The contraction in industrial production occurred across the board, including capital goods, intermediate goods, consumer goods and energy. The only sector of the economy that managed to show modest growth was construction, but after two successive months of decline, the 0.3-percent growth looks rather lacklustre.
Commerzbank’s deputy head of economic research, Ralph Solveen, said, “The crisis in the automotive sector is continuing unabated.” Like his colleagues, he also ascribed this mainly to a significant drop in foreign demand, although he also blamed problems related to last year’s transition to a revised emissions-measurement standard. Solveen added that all of this pointed to the manufacturing industry continuing to remain the Achilles’ heel of the German economy.
The industrial-production figures released on August 7, 2019, came only a day after an unexpected increase in factory orders. This was mainly the result of an upsurge in demand from non-eurozone countries. Although these figures might otherwise have provided a modicum of hope for the continent’s former economic powerhouse, analysts pointed out that the rise in factory output was boosted by a couple of unusually big orders and that new orders have on average been 0.7 percent lower every month since January 2019. The German economic ministry also conceded that the manufacturing sector has not yet reached what could be described as a turning point. It blamed the uncertainty around Britain’s exit from the European Union (EU) as one of the reasons for the current situation.
An increasing number of businesses plan to cut production in Q3.
Germany’s think tank, the Ifo Institute for Economic Research, on August 7 painted an even darker picture when it announced that its latest business poll for July 2019 indicated that business sentiment had deteriorated even further, from -2.1 in June to -5.7 in July. This was the lowest level recorded in almost seven years and gave a clear indication that the pessimists in the German industry currently far outnumber the optimists. Ifo economic analyst Robert Lehmann said that an increasing number of firms have indicated that they plan to reduce production during the third quarter of 2019.

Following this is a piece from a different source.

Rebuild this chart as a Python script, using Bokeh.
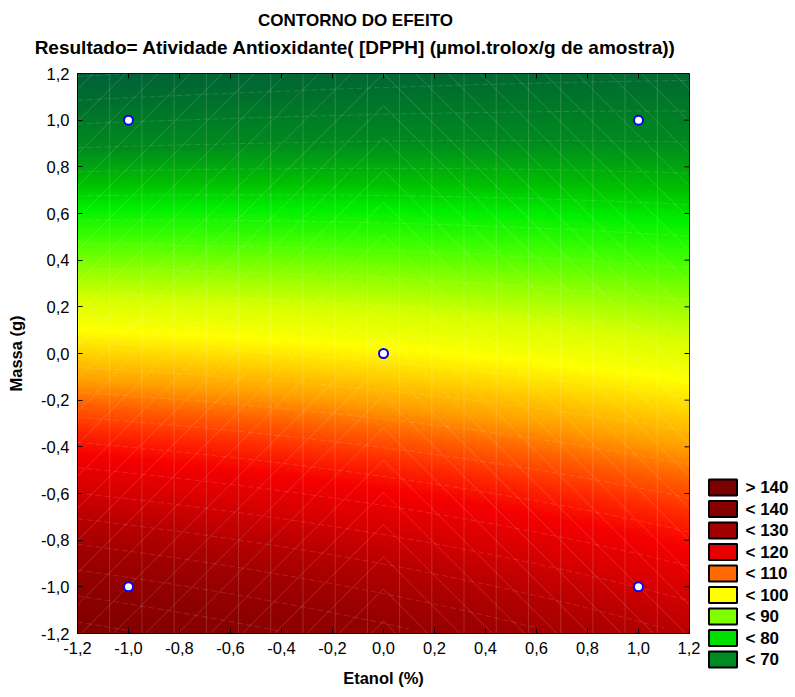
import numpy as np
from bokeh.plotting import figure
from bokeh.models import (LinearColorMapper, FixedTicker, CustomJSTickFormatter,
                          LinearAxis, Range1d)
from bokeh.layouts import row, column
from bokeh.embed import file_html
from bokeh.resources import INLINE
from bokeh.core.properties import value

# ---------------- data ----------------
title_text = "CONTORNO DO EFEITO"
subtitle_text = "Resultado= Atividade Antioxidante( [DPPH] (µmol.trolox/g de amostra))"
x_label = "Etanol (%)"
y_label = "Massa (g)"

# experimental design points (coded levels)
design_etanol = [-1.0, 1.0, -1.0, 1.0, 0.0]
design_massa = [-1.0, -1.0, 1.0, 1.0, 0.0]

grid_etanol = [-1.2, 0.0, 1.2]
grid_massa = [1.2, 0.6, 0.0, -0.6, -1.2]
resp_etanol_m12 = [58, 81, 103, 126, 148]
resp_etanol_0 = [60, 79, 102, 121, 139]
resp_etanol_p12 = [62, 77, 98, 114, 129]

tick_values = [-1.2, -1.0, -0.8, -0.6, -0.4, -0.2, 0.0, 0.2, 0.4, 0.6, 0.8, 1.0, 1.2]

legend_labels = ["> 140", "< 140", "< 130", "< 120", "< 110", "< 100", "< 90", "< 80", "< 70"]
legend_colors = ["#7b0000", "#860000", "#a30000", "#e60000", "#ff6a00",
                 "#ffff00", "#80ff00", "#00e000", "#008a22"]

# colour scale anchors (level -> colour)
scale_levels = [55, 62, 70, 76, 80, 85, 90, 95, 100, 104, 108, 112, 116, 120, 125, 130, 135, 140, 145, 152]
scale_colors = ["#005a3c", "#006e2e", "#008a1e", "#00c000", "#00f000", "#40ff00", "#90ff00",
                "#d8ff00", "#ffff00", "#ffd000", "#ffa000", "#ff6000", "#ff2a00", "#f50000",
                "#d80000", "#b80000", "#a00000", "#900000", "#850000", "#7a0000"]

FONT = "Liberation Sans"

# ---------------- surface (quadratic least-squares fit) ----------------
gx, gy = np.meshgrid(np.array(grid_etanol), np.array(grid_massa))
gz = np.column_stack([resp_etanol_m12, resp_etanol_0, resp_etanol_p12])
fx, fy, fz = gx.ravel(), gy.ravel(), gz.ravel().astype(float)
A = np.column_stack([np.ones_like(fx), fx, fy, fx * fy, fx ** 2, fy ** 2])
coef, *_ = np.linalg.lstsq(A, fz, rcond=None)

def surface(X, Y):
    return (coef[0] + coef[1] * X + coef[2] * Y + coef[3] * X * Y
            + coef[4] * X ** 2 + coef[5] * Y ** 2)

n = 400
xs = np.linspace(-1.2, 1.2, n)
ys = np.linspace(-1.2, 1.2, n)
XX, YY = np.meshgrid(xs, ys)
ZZ = surface(XX, YY)

def hex2rgb(h):
    return [int(h[i:i + 2], 16) for i in (1, 3, 5)]

low, high = min(scale_levels), max(scale_levels)
pv = np.linspace(low, high, 256)
rgb = np.array([hex2rgb(c) for c in scale_colors], dtype=float)
palette = []
for v in pv:
    r = np.interp(v, scale_levels, rgb[:, 0])
    g = np.interp(v, scale_levels, rgb[:, 1])
    b = np.interp(v, scale_levels, rgb[:, 2])
    palette.append("#%02x%02x%02x" % (int(round(r)), int(round(g)), int(round(b))))
mapper = LinearColorMapper(palette=palette, low=low, high=high)

# ---------------- title strip ----------------
t = figure(width=795, height=60, x_range=Range1d(0, 795), y_range=Range1d(60, 0),
           output_backend="svg", toolbar_location=None, min_border=0,
           x_axis_location=None, y_axis_location=None)
t.grid.visible = False
t.outline_line_color = None
t.text(x=[355, 355], y=[20, 47], text=[title_text, subtitle_text],
       text_font=value(FONT), text_font_size=["17px", "19px"], text_font_style="bold",
       text_align="center", text_baseline="middle", text_color="black")

# ---------------- main figure ----------------
p = figure(width=700, height=637, x_range=Range1d(-1.2, 1.2), y_range=Range1d(-1.2, 1.2),
           output_backend="svg", toolbar_location=None,
           min_border_left=77, min_border_right=11, min_border_top=13, min_border_bottom=64,
           x_axis_location=None, y_axis_location=None)
p.grid.visible = False
p.outline_line_color = "black"
p.outline_line_width = 1
p.background_fill_color = "white"

p.image(image=[ZZ], x=-1.2, y=-1.2, dw=2.4, dh=2.4, color_mapper=mapper)

# faint mesh lines (grid columns, diagonals and level lines of the surface)
ncol = 19
w = 2.4 / ncol
mesh_xs, mesh_ys = [], []
for k in range(1, ncol):
    xv = -1.2 + k * w
    mesh_xs.append([xv, xv])
    mesh_ys.append([-1.2, 1.2])
m = (612 / 2.4) / (560 / 2.4)
for k in range(-40, 40):
    c = k * w
    k0 = 1.2 - m * c
    xa = max(-1.2, (-1.2 - k0) / m)
    xb = min(0.0, (1.2 - k0) / m)
    if xb > xa:
        mesh_xs.append([xa, xb]); mesh_ys.append([m * xa + k0, m * xb + k0])
    k1 = 1.2 + m * (-c)
    xa2 = max(0.0, (k1 - 1.2) / m)
    xb2 = min(1.2, (k1 + 1.2) / m)
    if xb2 > xa2:
        mesh_xs.append([xa2, xb2]); mesh_ys.append([-m * xa2 + k1, -m * xb2 + k1])
p.multi_line(mesh_xs, mesh_ys, line_color="white", line_alpha=0.2, line_width=0.8)

lvl_xs, lvl_ys = [], []
col_x = np.linspace(-1.2, 1.2, 25)
for L in np.arange(50, 160, 4.0):
    px, py = [], []
    for cx in col_x:
        zc = surface(cx, ys)
        if zc.min() <= L <= zc.max():
            px.append(cx)
            py.append(float(np.interp(L, zc[::-1], ys[::-1])))
    if len(px) > 1:
        lvl_xs.append(px); lvl_ys.append(py)
p.multi_line(lvl_xs, lvl_ys, line_color="white", line_alpha=0.16, line_width=0.8,
             line_dash="6 3")

# inward ticks on top and right edges
tick_len_y = 5 / (560 / 2.4)
tick_len_x = 5 / (612 / 2.4)
p.segment(x0=tick_values, y0=[1.2] * len(tick_values), x1=tick_values,
          y1=[1.2 - tick_len_y] * len(tick_values), line_color="black", line_width=1)
p.segment(x0=[1.2] * len(tick_values), y0=tick_values, x1=[1.2 - tick_len_x] * len(tick_values),
          y1=tick_values, line_color="black", line_width=1)

p.scatter(design_etanol, design_massa, size=9, fill_color="white",
          line_color="#0000ff", line_width=2)

fmt = CustomJSTickFormatter(code="return tick.toFixed(1).replace('-0.0','0.0').replace('.', ',');")

def make_axis(label):
    ax = LinearAxis(ticker=FixedTicker(ticks=tick_values), formatter=fmt)
    ax.major_tick_in = 5
    ax.major_tick_out = 0
    ax.minor_tick_line_color = None
    ax.axis_line_color = "black"
    ax.major_tick_line_color = "black"
    ax.major_label_text_font = FONT
    ax.major_label_text_color = "black"
    ax.major_label_text_font_size = "16.5px"
    ax.major_label_standoff = 8
    ax.axis_label = label
    ax.axis_label_text_font = FONT
    ax.axis_label_text_font_size = "16.5px"
    ax.axis_label_text_font_style = "bold"
    ax.axis_label_text_color = "black"
    return ax

xb_ax = make_axis(x_label)
xb_ax.axis_label_standoff = 12
p.add_layout(xb_ax, "below")
yl_ax = make_axis(y_label)
yl_ax.axis_label_standoff = 13
p.add_layout(yl_ax, "left")

# ---------------- legend figure (nested, so its frame is not aligned to the main one) ----------------
q = figure(width=95, height=637, x_range=Range1d(0, 95), y_range=Range1d(697, 60),
           output_backend="svg", toolbar_location=None, min_border=0,
           x_axis_location=None, y_axis_location=None)
q.grid.visible = False
q.outline_line_color = None
idx = np.arange(len(legend_labels))
ly = 487 + idx * 21.5
q.rect(x=[22.5] * len(idx), y=ly, width=28, height=16, fill_color=legend_colors,
       line_color="black", line_width=2)
q.text(x=[45] * len(idx), y=ly, text=legend_labels, text_font=value(FONT),
       text_font_size="17px", text_font_style="bold", text_baseline="middle",
       text_align="left", text_color="black")

layout = column(t, row(p, column(q)))
open("out.html", "w").write(file_html(layout, INLINE))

Other statistics published recently included news that services figures had to be downwardly revised, indicating that the services industry expanded at a slower rate in July 2019 than initially thought. This fuelled fears among economists that the current slowdown in Germany’s export-centric manufacturing sector is spreading to the nation’s domestic services industry. Economist Alexander Krueger from Bankhaus Lampe described the ongoing contraction in production as ”scary” and added, “The longer this continues, the more likely it is that other sectors of the economy will be dragged into this.”
The German Government, however, remains confident that the nation’s economy will expand at 0.5 percent in 2019, while it predicts a growth rate of 1.5 percent in 2020. To see this in perspective, remember that in 2017, the German economy was still expanding at an annual rate of 2.2 percent.

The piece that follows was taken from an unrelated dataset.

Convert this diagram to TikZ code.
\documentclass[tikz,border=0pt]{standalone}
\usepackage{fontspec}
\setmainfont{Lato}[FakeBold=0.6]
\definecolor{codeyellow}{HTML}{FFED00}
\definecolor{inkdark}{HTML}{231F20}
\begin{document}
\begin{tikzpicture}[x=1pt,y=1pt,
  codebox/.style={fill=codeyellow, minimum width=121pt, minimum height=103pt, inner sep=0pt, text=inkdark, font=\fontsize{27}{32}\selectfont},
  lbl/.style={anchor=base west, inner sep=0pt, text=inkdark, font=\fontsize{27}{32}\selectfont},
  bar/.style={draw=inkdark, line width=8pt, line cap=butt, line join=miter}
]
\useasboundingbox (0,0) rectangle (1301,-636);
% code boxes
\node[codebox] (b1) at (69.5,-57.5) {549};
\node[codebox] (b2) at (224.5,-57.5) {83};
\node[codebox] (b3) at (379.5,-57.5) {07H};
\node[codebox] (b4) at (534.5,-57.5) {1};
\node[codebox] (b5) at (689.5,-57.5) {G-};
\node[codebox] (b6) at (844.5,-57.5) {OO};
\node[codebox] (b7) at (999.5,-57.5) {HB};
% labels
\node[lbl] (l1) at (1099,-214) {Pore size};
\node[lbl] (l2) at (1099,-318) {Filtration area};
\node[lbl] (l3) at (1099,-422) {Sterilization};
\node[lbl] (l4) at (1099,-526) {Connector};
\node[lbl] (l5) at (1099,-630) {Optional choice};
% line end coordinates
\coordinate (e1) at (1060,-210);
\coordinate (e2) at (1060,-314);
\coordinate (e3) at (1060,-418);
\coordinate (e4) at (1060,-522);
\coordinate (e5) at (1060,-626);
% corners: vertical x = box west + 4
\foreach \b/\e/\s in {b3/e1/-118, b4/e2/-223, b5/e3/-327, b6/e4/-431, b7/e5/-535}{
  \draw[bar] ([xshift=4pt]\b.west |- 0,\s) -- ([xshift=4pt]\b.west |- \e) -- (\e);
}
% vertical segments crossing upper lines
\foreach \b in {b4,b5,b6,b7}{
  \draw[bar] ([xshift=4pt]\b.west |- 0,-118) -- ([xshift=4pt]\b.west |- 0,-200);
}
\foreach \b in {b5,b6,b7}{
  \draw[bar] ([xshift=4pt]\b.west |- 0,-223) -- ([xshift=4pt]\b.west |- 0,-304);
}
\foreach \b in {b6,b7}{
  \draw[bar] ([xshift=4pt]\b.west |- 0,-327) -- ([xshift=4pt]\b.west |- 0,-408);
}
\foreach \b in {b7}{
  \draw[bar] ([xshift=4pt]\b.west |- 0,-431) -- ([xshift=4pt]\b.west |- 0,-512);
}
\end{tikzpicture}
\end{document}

Germany’s 10-year bond yield dropped to a new record low of 0.56 percent on August 8 as investors reacted to the lacklustre industrial production figures. Commerzbank, the country’s second-biggest bank, singled out the economic slowdown as the biggest single reason for increasing its provisions for losses on loans. The bank also cautioned that its original profit target for 2019 now appeared ”significantly more ambitious” against the current background of worsening economic conditions.